## INSTRUCTIONS FOR THE TASK
Provide only the number of lines in the data below that contain the string "with".

## DATA PROVIDED
──────────────────────────────

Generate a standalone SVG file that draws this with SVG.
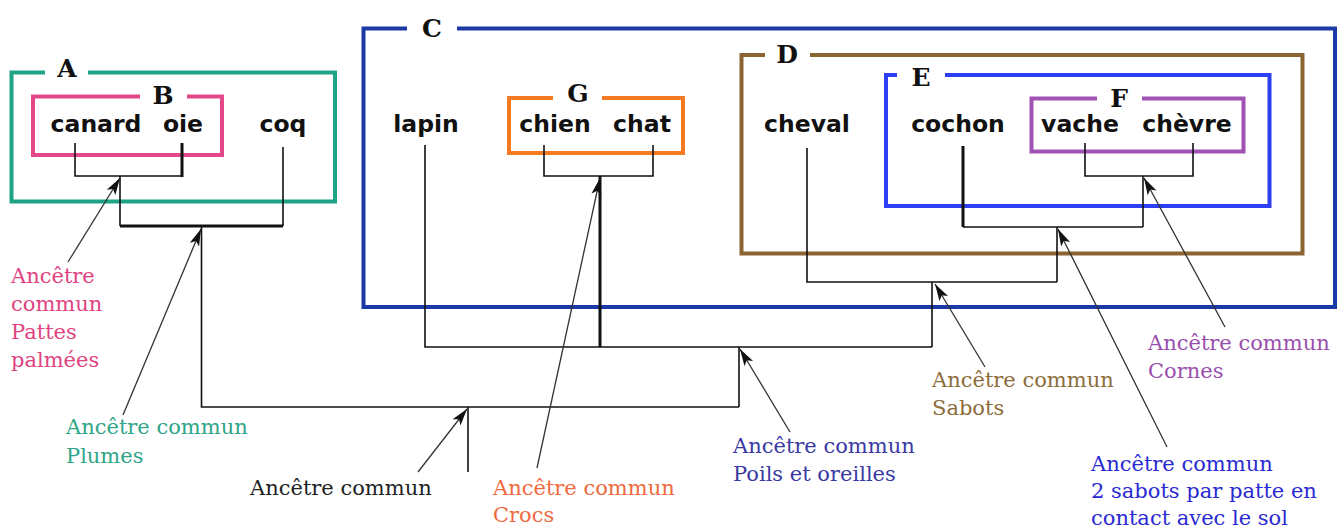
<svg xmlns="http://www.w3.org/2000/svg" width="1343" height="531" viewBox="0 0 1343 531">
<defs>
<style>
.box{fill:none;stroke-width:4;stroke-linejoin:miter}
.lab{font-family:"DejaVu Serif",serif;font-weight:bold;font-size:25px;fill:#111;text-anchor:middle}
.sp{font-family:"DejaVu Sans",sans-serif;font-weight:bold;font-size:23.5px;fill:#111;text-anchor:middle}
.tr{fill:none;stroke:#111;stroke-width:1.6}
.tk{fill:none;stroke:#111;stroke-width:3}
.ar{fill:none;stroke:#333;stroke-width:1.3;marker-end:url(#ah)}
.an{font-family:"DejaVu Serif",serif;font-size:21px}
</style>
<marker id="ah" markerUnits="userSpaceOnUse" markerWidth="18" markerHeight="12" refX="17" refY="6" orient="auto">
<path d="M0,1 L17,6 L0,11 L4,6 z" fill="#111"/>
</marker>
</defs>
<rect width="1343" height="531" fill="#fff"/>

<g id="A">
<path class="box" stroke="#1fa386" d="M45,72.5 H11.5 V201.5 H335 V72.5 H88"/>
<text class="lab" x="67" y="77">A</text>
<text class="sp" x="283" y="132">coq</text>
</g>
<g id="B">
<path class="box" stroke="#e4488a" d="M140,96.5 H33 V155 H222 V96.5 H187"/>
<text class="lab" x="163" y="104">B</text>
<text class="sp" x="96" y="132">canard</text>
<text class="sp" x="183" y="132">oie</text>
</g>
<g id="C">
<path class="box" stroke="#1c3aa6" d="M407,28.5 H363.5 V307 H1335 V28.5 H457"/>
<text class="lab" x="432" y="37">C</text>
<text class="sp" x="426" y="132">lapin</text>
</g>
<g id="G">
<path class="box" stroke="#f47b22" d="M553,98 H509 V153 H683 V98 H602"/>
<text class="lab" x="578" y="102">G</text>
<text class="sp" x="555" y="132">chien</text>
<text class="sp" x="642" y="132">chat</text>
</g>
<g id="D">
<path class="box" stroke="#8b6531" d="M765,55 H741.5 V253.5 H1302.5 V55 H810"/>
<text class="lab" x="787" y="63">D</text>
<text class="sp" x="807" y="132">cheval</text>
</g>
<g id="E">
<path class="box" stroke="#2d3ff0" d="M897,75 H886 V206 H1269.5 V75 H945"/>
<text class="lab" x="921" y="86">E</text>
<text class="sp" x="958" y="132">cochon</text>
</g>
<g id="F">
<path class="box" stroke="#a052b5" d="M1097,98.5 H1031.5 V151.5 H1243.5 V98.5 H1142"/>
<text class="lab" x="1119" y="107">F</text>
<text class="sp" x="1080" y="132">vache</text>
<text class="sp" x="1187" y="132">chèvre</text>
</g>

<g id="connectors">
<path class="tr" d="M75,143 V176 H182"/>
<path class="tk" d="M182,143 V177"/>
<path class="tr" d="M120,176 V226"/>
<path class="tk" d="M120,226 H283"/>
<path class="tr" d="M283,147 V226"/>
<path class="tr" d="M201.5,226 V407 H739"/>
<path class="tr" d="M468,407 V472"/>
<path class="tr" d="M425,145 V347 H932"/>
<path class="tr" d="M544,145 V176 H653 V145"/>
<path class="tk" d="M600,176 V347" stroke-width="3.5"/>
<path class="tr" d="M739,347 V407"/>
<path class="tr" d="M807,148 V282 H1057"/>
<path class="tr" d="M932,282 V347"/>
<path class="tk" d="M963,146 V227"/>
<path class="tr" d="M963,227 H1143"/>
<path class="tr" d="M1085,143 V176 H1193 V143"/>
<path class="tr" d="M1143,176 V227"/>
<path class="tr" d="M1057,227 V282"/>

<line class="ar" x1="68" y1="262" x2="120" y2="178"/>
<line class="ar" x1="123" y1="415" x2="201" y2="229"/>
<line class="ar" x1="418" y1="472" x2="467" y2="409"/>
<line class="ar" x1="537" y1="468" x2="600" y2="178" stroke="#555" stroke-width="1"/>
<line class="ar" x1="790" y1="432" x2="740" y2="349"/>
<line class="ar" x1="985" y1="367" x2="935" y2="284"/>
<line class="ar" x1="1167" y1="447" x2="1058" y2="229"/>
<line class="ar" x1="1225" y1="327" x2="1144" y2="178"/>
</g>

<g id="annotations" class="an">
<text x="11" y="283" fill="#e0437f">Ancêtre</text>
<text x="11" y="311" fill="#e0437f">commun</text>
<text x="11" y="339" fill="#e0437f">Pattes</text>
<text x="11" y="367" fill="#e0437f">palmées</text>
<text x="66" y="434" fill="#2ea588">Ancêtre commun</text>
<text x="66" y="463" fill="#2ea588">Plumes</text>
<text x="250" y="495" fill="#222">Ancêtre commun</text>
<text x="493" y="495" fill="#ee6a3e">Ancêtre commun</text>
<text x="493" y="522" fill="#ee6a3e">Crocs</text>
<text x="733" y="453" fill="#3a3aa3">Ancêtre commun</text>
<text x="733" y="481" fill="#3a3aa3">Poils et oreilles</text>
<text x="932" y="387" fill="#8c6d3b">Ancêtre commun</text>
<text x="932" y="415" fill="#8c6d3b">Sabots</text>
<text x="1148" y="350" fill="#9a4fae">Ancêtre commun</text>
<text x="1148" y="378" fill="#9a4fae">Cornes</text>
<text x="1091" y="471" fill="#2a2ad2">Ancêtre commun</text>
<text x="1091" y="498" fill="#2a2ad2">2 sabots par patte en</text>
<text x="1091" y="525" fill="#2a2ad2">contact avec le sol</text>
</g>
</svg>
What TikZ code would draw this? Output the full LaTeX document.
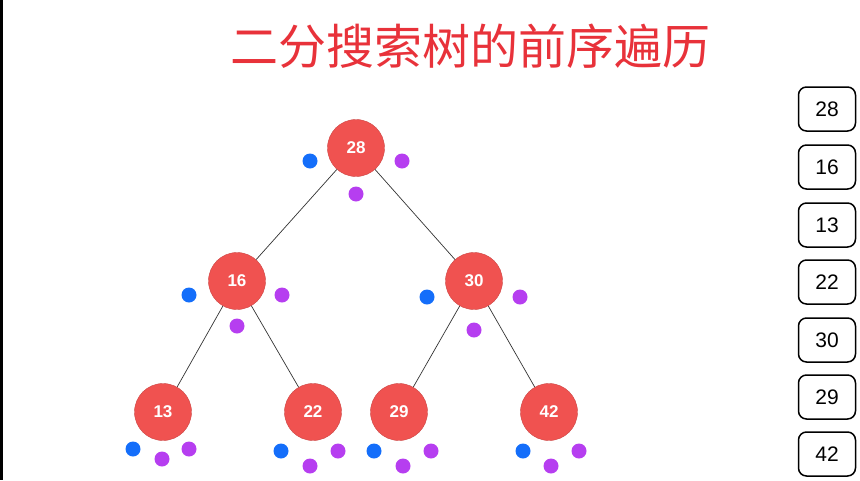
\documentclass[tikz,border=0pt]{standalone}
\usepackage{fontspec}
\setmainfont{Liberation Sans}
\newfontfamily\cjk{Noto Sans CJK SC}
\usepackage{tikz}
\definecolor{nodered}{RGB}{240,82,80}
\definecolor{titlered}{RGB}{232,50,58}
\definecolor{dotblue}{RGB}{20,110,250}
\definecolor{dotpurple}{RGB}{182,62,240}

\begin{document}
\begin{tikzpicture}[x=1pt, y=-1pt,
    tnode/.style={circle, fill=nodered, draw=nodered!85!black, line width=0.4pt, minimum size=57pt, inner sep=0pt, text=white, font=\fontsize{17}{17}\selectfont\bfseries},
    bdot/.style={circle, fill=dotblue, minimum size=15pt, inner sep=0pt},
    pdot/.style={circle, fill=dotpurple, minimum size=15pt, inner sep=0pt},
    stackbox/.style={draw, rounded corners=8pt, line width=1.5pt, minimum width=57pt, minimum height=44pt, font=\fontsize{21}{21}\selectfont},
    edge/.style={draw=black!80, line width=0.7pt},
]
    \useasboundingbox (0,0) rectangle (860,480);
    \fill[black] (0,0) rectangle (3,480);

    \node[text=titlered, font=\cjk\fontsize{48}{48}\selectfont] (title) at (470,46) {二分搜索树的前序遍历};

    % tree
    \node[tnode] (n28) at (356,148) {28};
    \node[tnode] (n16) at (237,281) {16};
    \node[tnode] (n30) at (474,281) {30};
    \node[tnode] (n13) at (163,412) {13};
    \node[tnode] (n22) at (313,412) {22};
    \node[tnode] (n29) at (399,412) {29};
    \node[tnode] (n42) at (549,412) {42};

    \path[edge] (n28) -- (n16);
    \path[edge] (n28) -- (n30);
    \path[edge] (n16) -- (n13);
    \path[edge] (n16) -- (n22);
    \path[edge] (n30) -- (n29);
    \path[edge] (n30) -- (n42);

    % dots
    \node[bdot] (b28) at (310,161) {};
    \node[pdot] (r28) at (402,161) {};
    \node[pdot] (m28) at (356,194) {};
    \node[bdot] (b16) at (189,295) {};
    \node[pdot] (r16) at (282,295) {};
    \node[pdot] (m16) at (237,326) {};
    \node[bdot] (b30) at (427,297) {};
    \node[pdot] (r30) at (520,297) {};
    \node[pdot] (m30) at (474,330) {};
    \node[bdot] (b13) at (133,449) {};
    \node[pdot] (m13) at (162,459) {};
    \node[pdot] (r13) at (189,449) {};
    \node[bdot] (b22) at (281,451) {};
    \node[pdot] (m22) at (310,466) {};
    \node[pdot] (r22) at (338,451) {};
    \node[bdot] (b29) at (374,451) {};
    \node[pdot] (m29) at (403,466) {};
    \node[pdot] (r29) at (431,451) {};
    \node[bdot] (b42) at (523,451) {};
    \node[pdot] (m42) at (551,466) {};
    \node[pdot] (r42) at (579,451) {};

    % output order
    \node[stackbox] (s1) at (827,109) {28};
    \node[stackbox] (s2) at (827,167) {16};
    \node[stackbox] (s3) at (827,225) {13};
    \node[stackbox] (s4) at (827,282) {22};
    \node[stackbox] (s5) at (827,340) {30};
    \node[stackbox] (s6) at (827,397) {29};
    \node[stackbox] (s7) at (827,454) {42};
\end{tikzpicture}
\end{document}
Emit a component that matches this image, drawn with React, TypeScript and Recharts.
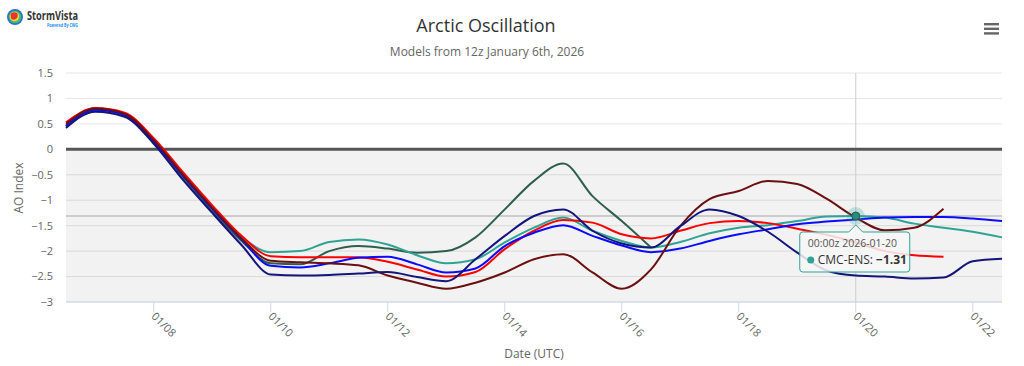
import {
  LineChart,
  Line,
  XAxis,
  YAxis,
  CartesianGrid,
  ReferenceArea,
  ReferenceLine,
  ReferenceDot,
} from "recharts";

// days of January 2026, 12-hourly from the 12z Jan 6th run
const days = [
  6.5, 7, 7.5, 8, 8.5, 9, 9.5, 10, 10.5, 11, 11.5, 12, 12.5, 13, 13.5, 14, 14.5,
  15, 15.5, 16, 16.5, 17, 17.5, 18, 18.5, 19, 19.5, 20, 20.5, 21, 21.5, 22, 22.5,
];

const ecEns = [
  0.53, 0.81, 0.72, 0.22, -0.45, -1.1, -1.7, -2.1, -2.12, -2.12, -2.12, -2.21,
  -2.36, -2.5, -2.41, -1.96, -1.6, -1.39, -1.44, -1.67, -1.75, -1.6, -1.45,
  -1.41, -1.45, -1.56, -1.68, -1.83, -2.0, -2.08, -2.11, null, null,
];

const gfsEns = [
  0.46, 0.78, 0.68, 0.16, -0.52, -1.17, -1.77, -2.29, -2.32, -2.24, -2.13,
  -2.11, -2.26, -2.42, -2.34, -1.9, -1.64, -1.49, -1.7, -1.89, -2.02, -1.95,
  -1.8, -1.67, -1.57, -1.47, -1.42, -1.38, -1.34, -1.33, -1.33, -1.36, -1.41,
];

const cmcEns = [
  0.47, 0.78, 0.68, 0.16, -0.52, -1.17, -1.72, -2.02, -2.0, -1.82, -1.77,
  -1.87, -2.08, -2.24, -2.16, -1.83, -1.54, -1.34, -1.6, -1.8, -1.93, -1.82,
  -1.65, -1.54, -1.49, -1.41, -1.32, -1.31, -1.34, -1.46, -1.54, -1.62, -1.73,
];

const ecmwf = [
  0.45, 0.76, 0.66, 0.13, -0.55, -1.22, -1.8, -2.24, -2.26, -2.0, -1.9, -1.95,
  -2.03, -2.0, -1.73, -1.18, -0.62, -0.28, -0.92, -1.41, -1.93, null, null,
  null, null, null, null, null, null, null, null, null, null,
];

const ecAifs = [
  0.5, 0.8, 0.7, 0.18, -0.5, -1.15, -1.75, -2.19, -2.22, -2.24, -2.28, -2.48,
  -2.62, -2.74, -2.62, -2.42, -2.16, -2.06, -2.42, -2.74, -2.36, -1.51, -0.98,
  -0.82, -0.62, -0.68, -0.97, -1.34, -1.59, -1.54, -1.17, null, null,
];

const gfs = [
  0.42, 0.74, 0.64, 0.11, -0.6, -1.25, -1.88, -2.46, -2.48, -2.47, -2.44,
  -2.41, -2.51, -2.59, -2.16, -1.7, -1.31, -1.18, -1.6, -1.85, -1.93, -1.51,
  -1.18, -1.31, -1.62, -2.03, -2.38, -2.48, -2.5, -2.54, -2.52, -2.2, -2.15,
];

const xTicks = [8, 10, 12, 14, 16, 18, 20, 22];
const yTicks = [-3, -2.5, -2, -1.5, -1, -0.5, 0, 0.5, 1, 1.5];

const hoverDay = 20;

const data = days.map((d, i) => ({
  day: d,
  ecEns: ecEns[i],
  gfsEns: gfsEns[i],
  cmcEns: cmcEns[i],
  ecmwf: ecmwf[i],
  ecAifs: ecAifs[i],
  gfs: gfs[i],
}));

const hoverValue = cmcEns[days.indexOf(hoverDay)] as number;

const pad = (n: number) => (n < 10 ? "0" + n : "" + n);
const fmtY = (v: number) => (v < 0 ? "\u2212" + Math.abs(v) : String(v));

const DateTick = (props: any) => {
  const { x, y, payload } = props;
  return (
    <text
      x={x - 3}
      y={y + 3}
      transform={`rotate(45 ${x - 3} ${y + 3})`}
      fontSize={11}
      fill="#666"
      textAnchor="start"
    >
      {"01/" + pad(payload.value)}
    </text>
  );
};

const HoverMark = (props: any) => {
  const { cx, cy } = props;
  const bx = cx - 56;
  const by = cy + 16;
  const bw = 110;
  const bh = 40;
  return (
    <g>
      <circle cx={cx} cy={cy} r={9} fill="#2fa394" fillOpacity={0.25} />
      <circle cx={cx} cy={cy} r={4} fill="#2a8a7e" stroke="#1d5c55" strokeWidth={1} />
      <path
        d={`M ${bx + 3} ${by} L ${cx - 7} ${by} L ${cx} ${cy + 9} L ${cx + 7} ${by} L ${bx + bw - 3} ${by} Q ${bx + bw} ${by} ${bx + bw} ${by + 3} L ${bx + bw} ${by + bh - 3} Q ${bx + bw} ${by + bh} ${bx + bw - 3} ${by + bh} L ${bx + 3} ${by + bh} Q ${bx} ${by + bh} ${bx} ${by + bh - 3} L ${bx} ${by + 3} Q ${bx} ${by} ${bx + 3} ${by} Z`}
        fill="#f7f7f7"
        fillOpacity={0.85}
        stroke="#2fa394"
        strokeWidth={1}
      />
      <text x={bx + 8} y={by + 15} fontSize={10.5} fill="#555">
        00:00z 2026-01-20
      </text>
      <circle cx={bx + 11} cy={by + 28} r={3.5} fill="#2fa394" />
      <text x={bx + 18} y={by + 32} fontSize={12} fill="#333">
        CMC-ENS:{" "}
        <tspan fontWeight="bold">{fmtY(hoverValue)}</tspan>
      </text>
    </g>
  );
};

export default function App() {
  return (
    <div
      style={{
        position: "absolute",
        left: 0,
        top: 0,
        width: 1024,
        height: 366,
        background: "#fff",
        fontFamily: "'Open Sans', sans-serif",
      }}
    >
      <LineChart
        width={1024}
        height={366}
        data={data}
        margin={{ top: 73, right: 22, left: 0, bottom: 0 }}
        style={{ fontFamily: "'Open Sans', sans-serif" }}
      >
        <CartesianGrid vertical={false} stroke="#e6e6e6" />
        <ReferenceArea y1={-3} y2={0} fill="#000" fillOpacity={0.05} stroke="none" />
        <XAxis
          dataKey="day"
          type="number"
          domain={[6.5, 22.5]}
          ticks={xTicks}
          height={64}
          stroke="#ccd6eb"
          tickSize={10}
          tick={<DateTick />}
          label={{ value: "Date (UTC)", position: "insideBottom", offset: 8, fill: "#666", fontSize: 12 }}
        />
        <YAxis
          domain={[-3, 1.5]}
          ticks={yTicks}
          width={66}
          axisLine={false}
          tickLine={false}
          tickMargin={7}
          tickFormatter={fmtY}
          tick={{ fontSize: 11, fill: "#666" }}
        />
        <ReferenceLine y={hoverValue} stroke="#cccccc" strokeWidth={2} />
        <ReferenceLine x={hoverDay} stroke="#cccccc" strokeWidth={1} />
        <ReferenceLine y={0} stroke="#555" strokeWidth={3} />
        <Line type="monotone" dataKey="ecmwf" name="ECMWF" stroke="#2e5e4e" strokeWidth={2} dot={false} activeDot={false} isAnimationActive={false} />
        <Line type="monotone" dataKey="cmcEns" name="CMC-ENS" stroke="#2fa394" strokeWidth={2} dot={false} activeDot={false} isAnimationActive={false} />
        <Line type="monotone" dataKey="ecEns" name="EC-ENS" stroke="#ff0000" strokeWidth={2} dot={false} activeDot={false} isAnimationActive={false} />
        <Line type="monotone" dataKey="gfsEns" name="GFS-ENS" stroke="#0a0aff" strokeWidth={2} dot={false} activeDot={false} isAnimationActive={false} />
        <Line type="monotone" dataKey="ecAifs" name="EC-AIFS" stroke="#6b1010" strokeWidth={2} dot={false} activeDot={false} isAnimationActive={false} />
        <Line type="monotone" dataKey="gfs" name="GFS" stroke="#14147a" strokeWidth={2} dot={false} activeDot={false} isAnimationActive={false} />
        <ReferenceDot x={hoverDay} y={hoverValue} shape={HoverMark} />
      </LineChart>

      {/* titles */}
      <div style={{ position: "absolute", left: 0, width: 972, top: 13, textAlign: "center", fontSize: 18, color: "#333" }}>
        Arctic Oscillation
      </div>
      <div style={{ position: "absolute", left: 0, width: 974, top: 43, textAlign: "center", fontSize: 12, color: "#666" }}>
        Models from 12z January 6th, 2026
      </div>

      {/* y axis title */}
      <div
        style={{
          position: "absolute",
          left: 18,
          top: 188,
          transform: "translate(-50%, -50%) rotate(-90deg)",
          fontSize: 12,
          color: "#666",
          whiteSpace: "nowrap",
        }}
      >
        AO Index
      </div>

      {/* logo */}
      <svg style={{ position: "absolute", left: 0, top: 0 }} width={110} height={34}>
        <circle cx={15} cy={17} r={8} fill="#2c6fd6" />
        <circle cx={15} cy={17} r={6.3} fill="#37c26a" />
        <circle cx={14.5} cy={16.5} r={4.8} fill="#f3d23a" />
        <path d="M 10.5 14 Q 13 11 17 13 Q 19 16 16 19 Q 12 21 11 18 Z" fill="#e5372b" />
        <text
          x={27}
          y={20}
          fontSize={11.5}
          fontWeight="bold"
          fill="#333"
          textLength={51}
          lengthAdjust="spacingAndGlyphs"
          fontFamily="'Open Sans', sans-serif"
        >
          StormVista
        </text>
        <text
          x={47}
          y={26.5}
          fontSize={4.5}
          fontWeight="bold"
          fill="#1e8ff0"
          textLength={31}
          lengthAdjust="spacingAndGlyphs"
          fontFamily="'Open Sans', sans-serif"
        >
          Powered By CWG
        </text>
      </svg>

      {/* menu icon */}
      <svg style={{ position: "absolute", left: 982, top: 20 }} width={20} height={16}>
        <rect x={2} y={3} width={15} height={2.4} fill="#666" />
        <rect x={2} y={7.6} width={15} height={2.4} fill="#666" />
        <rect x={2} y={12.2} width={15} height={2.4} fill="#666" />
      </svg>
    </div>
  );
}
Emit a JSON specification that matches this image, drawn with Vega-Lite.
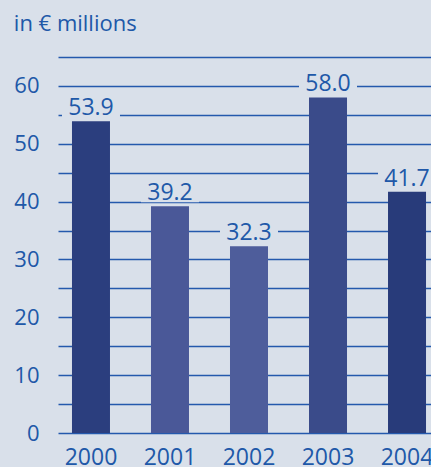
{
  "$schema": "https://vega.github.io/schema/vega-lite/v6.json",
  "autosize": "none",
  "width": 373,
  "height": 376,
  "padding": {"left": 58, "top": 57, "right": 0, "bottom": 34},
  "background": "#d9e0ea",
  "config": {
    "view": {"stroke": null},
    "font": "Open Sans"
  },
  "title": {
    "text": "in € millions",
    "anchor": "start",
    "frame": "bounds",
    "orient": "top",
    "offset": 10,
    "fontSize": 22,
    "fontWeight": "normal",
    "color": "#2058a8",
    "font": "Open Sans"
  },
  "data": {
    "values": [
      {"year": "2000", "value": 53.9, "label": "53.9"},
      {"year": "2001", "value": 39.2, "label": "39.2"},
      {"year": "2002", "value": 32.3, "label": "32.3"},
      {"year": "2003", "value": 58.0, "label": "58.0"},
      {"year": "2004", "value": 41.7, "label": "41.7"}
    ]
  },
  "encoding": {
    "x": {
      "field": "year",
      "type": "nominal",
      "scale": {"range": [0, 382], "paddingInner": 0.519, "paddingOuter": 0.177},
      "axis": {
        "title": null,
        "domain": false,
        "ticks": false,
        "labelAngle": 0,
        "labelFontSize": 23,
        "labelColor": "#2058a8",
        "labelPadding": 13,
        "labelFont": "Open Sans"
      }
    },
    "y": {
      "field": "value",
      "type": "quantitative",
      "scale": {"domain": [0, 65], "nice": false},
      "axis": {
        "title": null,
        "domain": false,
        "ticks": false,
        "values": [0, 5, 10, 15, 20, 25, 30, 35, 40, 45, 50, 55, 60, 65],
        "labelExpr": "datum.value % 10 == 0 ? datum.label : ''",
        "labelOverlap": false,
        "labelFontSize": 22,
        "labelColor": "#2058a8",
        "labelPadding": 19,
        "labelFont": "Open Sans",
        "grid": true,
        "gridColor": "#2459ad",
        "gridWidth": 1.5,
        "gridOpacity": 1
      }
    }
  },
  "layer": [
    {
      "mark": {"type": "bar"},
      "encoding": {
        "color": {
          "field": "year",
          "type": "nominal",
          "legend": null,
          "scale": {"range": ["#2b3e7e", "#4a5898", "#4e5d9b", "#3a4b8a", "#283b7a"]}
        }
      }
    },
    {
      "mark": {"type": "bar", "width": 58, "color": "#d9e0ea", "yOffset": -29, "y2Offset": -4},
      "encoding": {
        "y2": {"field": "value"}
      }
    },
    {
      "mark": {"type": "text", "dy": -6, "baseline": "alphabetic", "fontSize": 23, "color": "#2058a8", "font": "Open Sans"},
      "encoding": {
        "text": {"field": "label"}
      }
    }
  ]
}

──────────────────────────────

## SOLUTION BELOW
3